-- DATA start --
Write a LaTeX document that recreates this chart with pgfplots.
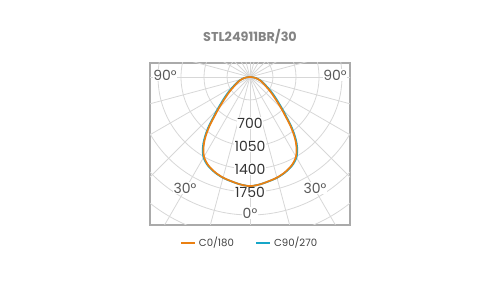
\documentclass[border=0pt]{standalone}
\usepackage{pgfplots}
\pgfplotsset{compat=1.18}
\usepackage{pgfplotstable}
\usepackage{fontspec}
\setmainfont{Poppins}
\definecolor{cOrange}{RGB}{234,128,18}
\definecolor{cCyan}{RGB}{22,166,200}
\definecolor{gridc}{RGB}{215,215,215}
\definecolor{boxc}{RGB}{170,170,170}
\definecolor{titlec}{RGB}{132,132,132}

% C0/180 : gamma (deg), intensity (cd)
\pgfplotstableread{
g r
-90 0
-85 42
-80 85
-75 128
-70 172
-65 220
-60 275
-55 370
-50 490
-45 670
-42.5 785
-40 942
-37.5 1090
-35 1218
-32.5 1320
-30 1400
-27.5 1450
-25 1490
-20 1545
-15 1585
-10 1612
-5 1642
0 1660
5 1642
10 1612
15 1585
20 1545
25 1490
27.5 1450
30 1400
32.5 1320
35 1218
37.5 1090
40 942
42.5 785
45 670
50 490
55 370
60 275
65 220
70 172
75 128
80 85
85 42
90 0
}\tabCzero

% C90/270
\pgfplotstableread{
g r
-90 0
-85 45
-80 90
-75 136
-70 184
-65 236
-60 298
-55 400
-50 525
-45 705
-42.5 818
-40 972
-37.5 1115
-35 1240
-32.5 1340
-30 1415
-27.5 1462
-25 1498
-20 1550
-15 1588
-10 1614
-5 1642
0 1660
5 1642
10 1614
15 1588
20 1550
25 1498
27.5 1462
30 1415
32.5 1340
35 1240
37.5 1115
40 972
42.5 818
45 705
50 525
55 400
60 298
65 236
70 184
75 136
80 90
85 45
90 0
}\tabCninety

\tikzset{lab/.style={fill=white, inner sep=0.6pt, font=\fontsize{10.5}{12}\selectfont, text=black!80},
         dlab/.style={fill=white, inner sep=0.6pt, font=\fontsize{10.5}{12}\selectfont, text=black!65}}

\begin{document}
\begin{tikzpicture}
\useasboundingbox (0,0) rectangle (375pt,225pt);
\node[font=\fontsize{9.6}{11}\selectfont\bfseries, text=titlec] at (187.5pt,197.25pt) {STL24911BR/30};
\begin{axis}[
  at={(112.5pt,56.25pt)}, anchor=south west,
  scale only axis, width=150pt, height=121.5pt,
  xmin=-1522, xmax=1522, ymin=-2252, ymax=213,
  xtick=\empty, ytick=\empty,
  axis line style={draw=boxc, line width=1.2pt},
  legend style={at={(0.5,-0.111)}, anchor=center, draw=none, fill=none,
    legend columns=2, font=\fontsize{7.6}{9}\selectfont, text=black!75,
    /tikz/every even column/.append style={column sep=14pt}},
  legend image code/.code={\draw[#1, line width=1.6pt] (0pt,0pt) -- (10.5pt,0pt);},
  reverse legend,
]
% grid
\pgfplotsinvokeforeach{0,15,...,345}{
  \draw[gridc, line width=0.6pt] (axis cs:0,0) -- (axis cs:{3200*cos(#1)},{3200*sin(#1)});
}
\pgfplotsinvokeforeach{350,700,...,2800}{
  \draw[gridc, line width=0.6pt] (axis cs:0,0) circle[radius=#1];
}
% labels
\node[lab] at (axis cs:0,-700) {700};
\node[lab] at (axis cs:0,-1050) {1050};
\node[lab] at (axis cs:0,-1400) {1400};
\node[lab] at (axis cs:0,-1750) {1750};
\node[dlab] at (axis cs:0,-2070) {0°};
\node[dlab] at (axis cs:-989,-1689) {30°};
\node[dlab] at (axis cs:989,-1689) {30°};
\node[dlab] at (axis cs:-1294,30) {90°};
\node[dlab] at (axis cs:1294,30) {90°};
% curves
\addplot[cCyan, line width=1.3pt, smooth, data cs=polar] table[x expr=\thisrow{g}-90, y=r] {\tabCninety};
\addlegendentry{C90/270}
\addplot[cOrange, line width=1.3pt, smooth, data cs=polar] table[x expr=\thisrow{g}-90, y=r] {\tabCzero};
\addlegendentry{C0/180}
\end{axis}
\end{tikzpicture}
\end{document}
-- DATA end --
-- DATA start --
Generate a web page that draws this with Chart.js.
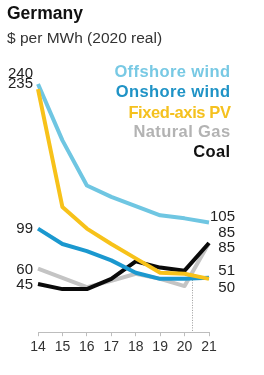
-- DATA end --
— WHAT YOU NEED TO DO —
Looking at the material above, count the lines that hold "with" and give the total alone.

— EXERCISE RESULT —
2